The XX Factor

Pro-Life Conservatives Should Rally Around the Abortion Doctor Suing Her Hospital

An anti-abortion protester outside of the Supreme Court on June 15, 2015.  

Carlos Barria/Reuters

Dr. Diane Horvath-Cosper made headlines this month by suing her hospital, the MedStar Washington Hospital Center in Washington, D.C., for prohibiting her from advocating publicly for abortion. Thus far, pro-life conservatives have largely remained silent about Horvath-Cosper’s crusade. That is odd. The religious right should be cheering Horvath-Cosper, because her crusade is a quintessential example of religious liberty laws in action.

A bit of background: Horvath-Cosper is suing under a federal statute, the Church amendment, which was passed in the wake of Roe v. Wade with the stated intent of protecting doctors’ freedom of conscience. Specifically, the Church amendment forbids hospitals that receive federal funds from discriminating against any doctor “because of his religious beliefs or moral convictions respecting sterilization procedures or abortions.” This provision is most often used to shield doctors who oppose abortion. But the law is clearly two-sided: It also protects doctors who support abortion and bars hospitals from punishing them for their advocacy or silencing their speech.

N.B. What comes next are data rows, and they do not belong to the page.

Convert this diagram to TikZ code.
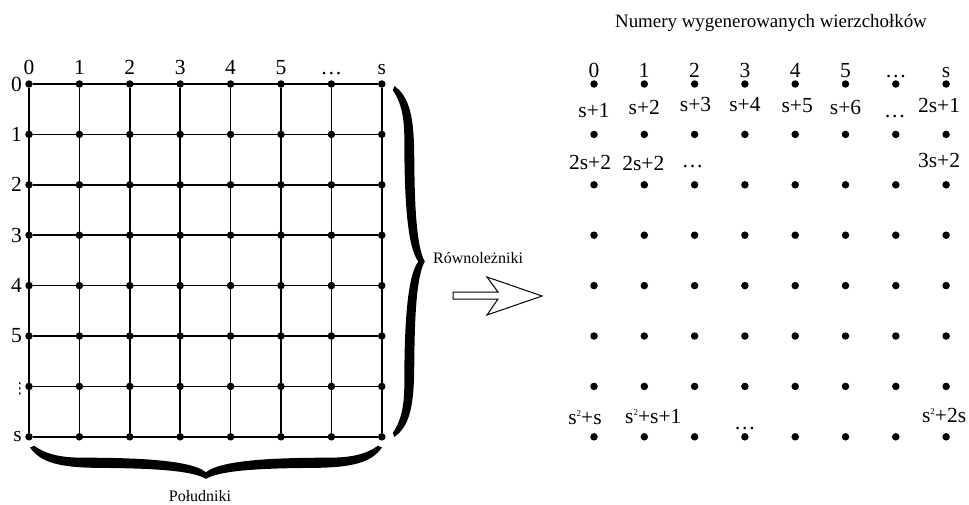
\documentclass[tikz,border=0pt]{standalone}
\usepackage{fontspec}
\setmainfont{Liberation Serif}
\newfontfamily\dejavu{DejaVu Sans}
\newcommand{\kwadrat}{\raisebox{0.8ex}{\fontsize{9}{9}\selectfont 2}}
\usetikzlibrary{positioning, calc}

\begin{document}
\begin{tikzpicture}[
        x=1pt, y=-1pt,
        dot/.style={circle, fill=black, inner sep=0pt, minimum size=7.5pt},
        num/.style={font=\fontsize{21.5}{24}\selectfont, inner sep=0pt, anchor=base},
        caption/.style={font=\fontsize{16}{18}\selectfont, inner sep=0pt, anchor=base},
        edge/.style={line width=1.5pt},
        bigbrace/.pic={
            \fill (0.012,0) .. controls (0.04,0.22) and (0.08,0.36) .. (0.15,0.36)
                .. controls (0.32,0.36) and (0.46,0.45) .. (0.5,0.8)
                .. controls (0.54,0.45) and (0.68,0.36) .. (0.85,0.36)
                .. controls (0.92,0.36) and (0.96,0.22) .. (0.988,0)
                -- (1,0.05)
                .. controls (0.97,0.5) and (0.92,0.66) .. (0.8,0.67)
                .. controls (0.65,0.68) and (0.54,0.75) .. (0.5,1)
                .. controls (0.46,0.75) and (0.35,0.68) .. (0.2,0.67)
                .. controls (0.08,0.66) and (0.03,0.5) .. (0,0.05) -- cycle;
        }
    ]

    \useasboundingbox (0,0) rectangle (969,504);

    % Wierzcholki
    \foreach \i in {0,...,7}
        \foreach \j in {0,...,7} {
            \node[dot] (L-\i-\j) at ({29+50.4*\i}, {84+50.4*\j}) {};
            \node[dot] (R-\i-\j) at ({594+50.3*\i}, {84+50.4*\j}) {};
        }

    % Krawedzie
    \foreach \k in {0,...,7} {
        \draw[edge] (L-0-\k) -- (L-7-\k);
        \draw[edge] (L-\k-0) -- (L-\k-7);
    }

    % Etykiety siatki
    \foreach \t [count=\i from 0] in {0,1,2,3,4,5,\dots,s}
        \node[num] (Lc-\i) at ($(L-\i-0)+(0,-10)$) {\t};
    \foreach \j/\t in {0/0,1/1,2/2,3/3,4/4,5/5,7/s}
        \node[num, anchor=east] (Lr-\j) at ($(L-0-\j)+(-7,0)$) {\t};
    \node[inner sep=0pt, font=\dejavu\fontsize{15}{15}\selectfont] (Lr-6) at ($(L-0-6)+(-9,2)$) {⋮};

    % Numery
    \foreach \t [count=\i from 0] in {0,1,2,3,4,5,\dots,s}
        \node[num] (R0-\i) at ($(R-\i-0)+(0,-7)$) {\t};
    \foreach \i/\dx/\dy/\t in {0/0/-17/s+1, 1/0/-20/s+2, 2/1/-23/s+3, 3/0/-23/s+4,
            4/2/-22/s+5, 5/0/-20/s+6, 6/-1/-17/\dots, 7/-7/-22/2s+1}
        \node[num] (R1-\i) at ($(R-\i-1)+(\dx,\dy)$) {\t};
    \foreach \i/\dx/\dy/\t in {0/-4/-15/2s+2, 1/-1/-14/2s+2, 2/-2/-17/\dots, 7/-7/-17/3s+2}
        \node[num] (R2-\i) at ($(R-\i-2)+(\dx,\dy)$) {\t};
    \foreach \i/\dx/\dy/\t in {0/-9/-12/s\kwadrat+s, 1/9/-13/s\kwadrat+s+1,
            3/0/-7/\dots, 7/-2/-14/s\kwadrat+2s}
        \node[num] (R7-\i) at ($(R-\i-7)+(\dx,\dy)$) {\t};

    \node[caption, font=\fontsize{18.9}{20}\selectfont] (title) at (771,27) {Numery wygenerowanych wierzchołków};

    % Klamry
    \pic[rotate=-90, xscale=351, yscale=-32] at ($(L-7-0)+(11,2)$) {bigbrace};
    \node[caption, anchor=base west] (rown) at (433,263) {Równoleżniki};
    \pic[xscale=352, yscale=33] at ($(L-0-7)+(1,9)$) {bigbrace};
    \node[caption] (pold) at (200,501) {Południki};

    % Strzalka
    \draw[line width=1pt] (453,292) -- (498,292) -- (487,277) -- (542,296)
        -- (487,315) -- (498,299) -- (453,299) -- cycle;

\end{tikzpicture}
\end{document}
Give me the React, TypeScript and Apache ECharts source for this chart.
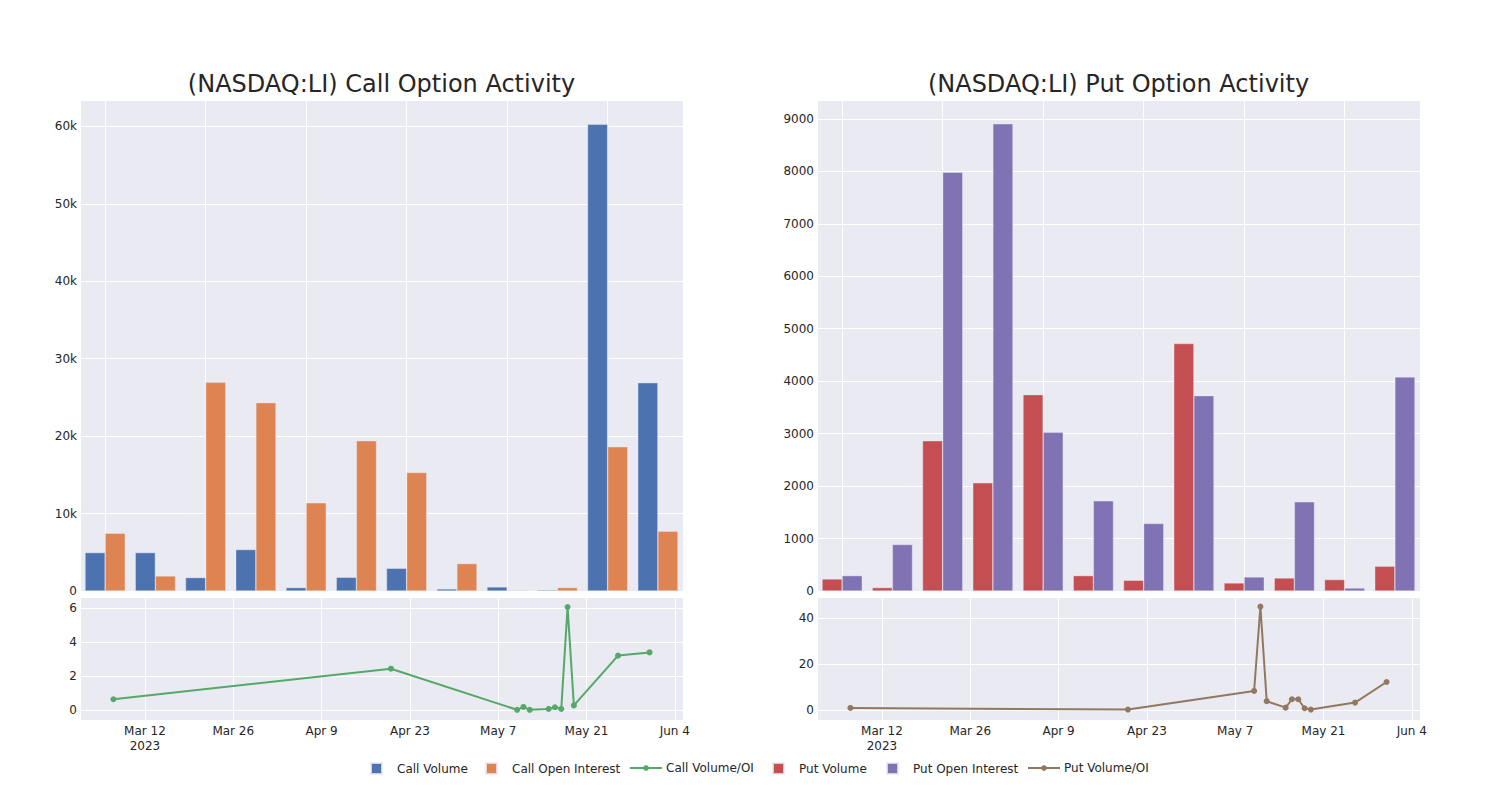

Does this language about protecting “religious beliefs or moral convictions” against retribution sound familiar? It should: It is virtually the exact same language that is currently being deployed in anti-LGBTQ religious liberty bills across the country. These laws began with an exclusive focus on “religious freedom,” but they have since grown broader, importing the Church amendment’s “moral convictions” supplement. In today’s “religious freedom” bills, the morality addendum has become a necessary ingredient. A GOP-supported bill in Virginia would have allowed private businesses and government agencies to turn away gays based on their “moral convictions.” A new Mississippi law allows businesses, landlords, and government officials to refuse service to LGBTQ people based on their “sincerely held religious belief or moral conviction.” An anti-LGBTQ Georgia bill boasted identical language. A recently enacted Tennessee law allows mental health counselors to reject LGBTQ patients if treating them would violate their “sincerely held principles.” And so on.

Throughout the “religious liberty” battle, anti-LGBTQ advocates have insisted that freedom of conscience is an inviolable fundamental right and that no individual should be proscribed from living out and acting on her beliefs. Preserving (their own twisted vision of) religious liberty is good for everyone, they insist, not just the anti-LGBTQ, anti-abortion right. If that’s true, then now is the opportunity to prove that the modern “religious liberty” crusade is not just a duplicitous effort to pass discriminatory laws under the guise of moral rights. Anti-abortion conservatives should be cheering Horvath-Cosper’s efforts to vindicate her freedom of conscience and preserve her ability to express her deeply held beliefs. Anything less will only further the growing consensus that the sudden enthusiasm for religious liberty on the right is little more than a campaign of anti-LGBTQ, anti-woman bullying.